------ INFORMATION SUPPLIED
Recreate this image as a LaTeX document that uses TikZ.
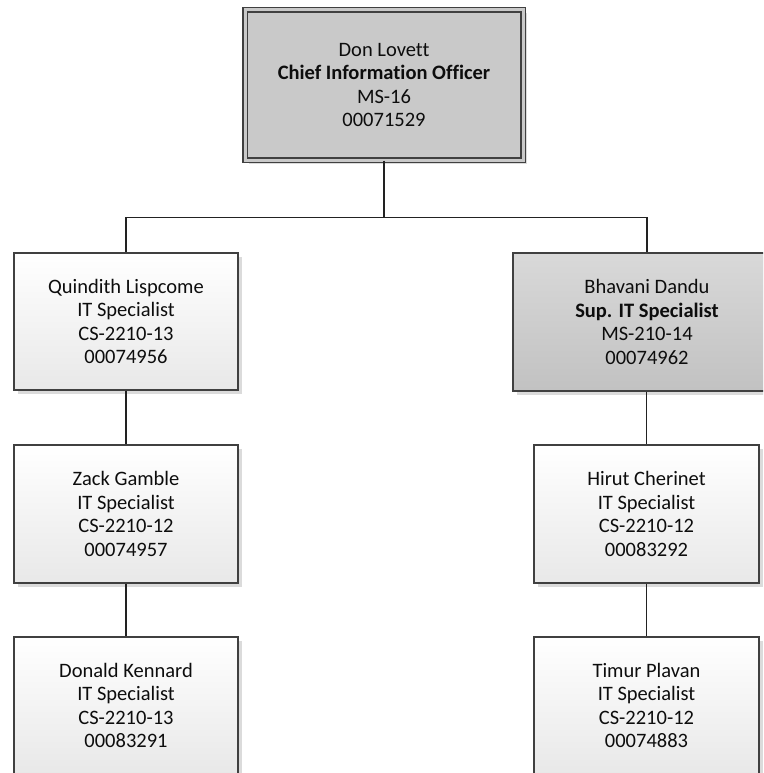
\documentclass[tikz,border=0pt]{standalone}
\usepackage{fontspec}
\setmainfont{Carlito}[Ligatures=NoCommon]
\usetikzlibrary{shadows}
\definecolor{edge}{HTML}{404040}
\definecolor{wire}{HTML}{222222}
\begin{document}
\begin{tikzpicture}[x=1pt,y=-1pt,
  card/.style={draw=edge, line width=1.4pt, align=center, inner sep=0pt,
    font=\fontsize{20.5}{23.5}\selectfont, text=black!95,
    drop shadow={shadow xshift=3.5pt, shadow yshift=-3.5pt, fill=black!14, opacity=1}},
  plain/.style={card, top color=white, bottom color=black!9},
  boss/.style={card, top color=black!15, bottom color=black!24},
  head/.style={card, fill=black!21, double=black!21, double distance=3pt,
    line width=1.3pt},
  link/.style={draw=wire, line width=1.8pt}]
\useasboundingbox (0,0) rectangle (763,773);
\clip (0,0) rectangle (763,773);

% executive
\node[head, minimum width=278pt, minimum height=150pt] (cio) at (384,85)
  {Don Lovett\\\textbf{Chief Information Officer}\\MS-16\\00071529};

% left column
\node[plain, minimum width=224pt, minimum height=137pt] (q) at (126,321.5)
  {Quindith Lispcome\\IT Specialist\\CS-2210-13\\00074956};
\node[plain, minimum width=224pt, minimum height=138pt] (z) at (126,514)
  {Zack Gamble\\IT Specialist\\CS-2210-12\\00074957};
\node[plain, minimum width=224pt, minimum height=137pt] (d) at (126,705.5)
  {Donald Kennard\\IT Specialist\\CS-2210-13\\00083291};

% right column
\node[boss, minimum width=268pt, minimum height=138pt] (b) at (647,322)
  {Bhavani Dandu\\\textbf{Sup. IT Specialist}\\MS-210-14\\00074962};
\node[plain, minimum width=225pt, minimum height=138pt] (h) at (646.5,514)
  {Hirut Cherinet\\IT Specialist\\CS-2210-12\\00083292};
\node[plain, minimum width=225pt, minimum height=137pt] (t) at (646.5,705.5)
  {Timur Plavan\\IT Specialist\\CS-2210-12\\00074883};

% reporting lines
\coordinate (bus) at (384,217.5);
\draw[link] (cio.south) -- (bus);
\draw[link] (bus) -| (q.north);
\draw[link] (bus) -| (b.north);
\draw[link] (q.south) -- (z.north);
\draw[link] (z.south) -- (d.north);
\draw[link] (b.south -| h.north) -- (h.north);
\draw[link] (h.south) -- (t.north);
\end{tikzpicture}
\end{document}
------------
**TASK TO CARRY OUT**. Repeat the listing in full and exactly. Do not include any images.

**SOLUTION TO THIS TASK**.
Recreate this image as a LaTeX document that uses TikZ.
\documentclass[tikz,border=0pt]{standalone}
\usepackage{fontspec}
\setmainfont{Carlito}[Ligatures=NoCommon]
\usetikzlibrary{shadows}
\definecolor{edge}{HTML}{404040}
\definecolor{wire}{HTML}{222222}
\begin{document}
\begin{tikzpicture}[x=1pt,y=-1pt,
  card/.style={draw=edge, line width=1.4pt, align=center, inner sep=0pt,
    font=\fontsize{20.5}{23.5}\selectfont, text=black!95,
    drop shadow={shadow xshift=3.5pt, shadow yshift=-3.5pt, fill=black!14, opacity=1}},
  plain/.style={card, top color=white, bottom color=black!9},
  boss/.style={card, top color=black!15, bottom color=black!24},
  head/.style={card, fill=black!21, double=black!21, double distance=3pt,
    line width=1.3pt},
  link/.style={draw=wire, line width=1.8pt}]
\useasboundingbox (0,0) rectangle (763,773);
\clip (0,0) rectangle (763,773);

% executive
\node[head, minimum width=278pt, minimum height=150pt] (cio) at (384,85)
  {Don Lovett\\\textbf{Chief Information Officer}\\MS-16\\00071529};

% left column
\node[plain, minimum width=224pt, minimum height=137pt] (q) at (126,321.5)
  {Quindith Lispcome\\IT Specialist\\CS-2210-13\\00074956};
\node[plain, minimum width=224pt, minimum height=138pt] (z) at (126,514)
  {Zack Gamble\\IT Specialist\\CS-2210-12\\00074957};
\node[plain, minimum width=224pt, minimum height=137pt] (d) at (126,705.5)
  {Donald Kennard\\IT Specialist\\CS-2210-13\\00083291};

% right column
\node[boss, minimum width=268pt, minimum height=138pt] (b) at (647,322)
  {Bhavani Dandu\\\textbf{Sup. IT Specialist}\\MS-210-14\\00074962};
\node[plain, minimum width=225pt, minimum height=138pt] (h) at (646.5,514)
  {Hirut Cherinet\\IT Specialist\\CS-2210-12\\00083292};
\node[plain, minimum width=225pt, minimum height=137pt] (t) at (646.5,705.5)
  {Timur Plavan\\IT Specialist\\CS-2210-12\\00074883};

% reporting lines
\coordinate (bus) at (384,217.5);
\draw[link] (cio.south) -- (bus);
\draw[link] (bus) -| (q.north);
\draw[link] (bus) -| (b.north);
\draw[link] (q.south) -- (z.north);
\draw[link] (z.south) -- (d.north);
\draw[link] (b.south -| h.north) -- (h.north);
\draw[link] (h.south) -- (t.north);
\end{tikzpicture}
\end{document}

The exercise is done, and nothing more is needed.